Role Fighter-bomber, Advanced jet trainer
Manufacturer Douglas Aircraft Company
Lockheed Aircraft Services
Singapore Aircraft Industries
(SAI, now ST Aerospace)
First flight 19 September 1986
Introduction 1989
Status Training as of 2011
Primary user Republic of Singapore Air Force
Number built ~150
Developed from Douglas A-4 Skyhawk

The ST Aerospace A-4SU Super Skyhawk is a major upgrade project of the Douglas A-4S Skyhawk attack aircraft undertaken by Singapore Aircraft Industries (SAI, now ST Aerospace) in the 1980s. It was used exclusively by the Republic of Singapore Air Force (RSAF), serving in the fighter-bomber role from 1989 until retirement from front line service in 2005. Since mid-1999, the A-4SU took on the additional role of being the designated Advanced jet trainer (AJT) aircraft for the RSAF's AJT training program/detachment in Cazaux, France.

Starting in 1973, the Republic of Singapore Air Force (RSAF) began to acquire Douglas A-4 Skyhawks. The first batch of over 50 airframes (ex-US Navy A-4Bs) was ordered and was subsequently requisitioned from the Military Aircraft Storage and Disposition Center (MASDC) at Davis-Monthan AFB, Arizona which was released to the Lockheed Aircraft Service (LAS) Company at Ontario, California and its subsidiary Lockheed Aircraft Service Singapore (LASS) at Seletar Airfield, Singapore for a major overhaul and refurbishment.
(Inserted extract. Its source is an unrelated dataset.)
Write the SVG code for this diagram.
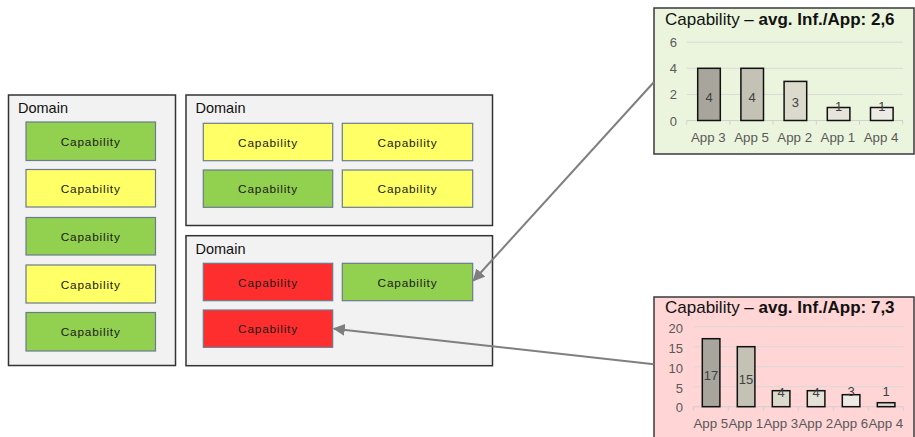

These aircraft would later emerge as the A-4S single-seater (44 airframes) and the TA-4S two-seat trainer (three airframes), all having more than 100 changes incorporated (these included a slightly longer nose to house a new avionics package, five stores hardpoints instead of the usual three, a saddle style Automatic Direction Finder dorsal hump, cockpit armour plating, spoilers, a cranked refueling probe, AIM-9 Sidewinder capability, a brake parachute housing below the jetpipe into the standard A-4B airframes. As with the Israeli A-4Hs which were armed with a pair of 30 mm DEFA cannons, these were similarly armed with the 30 mm (1.18 in) ADEN cannons in place of the original 20 mm Colt Mk 12 cannons. A later order of four two-seat trainer airframes was placed in 1976, and these joined the RSAF in 1977.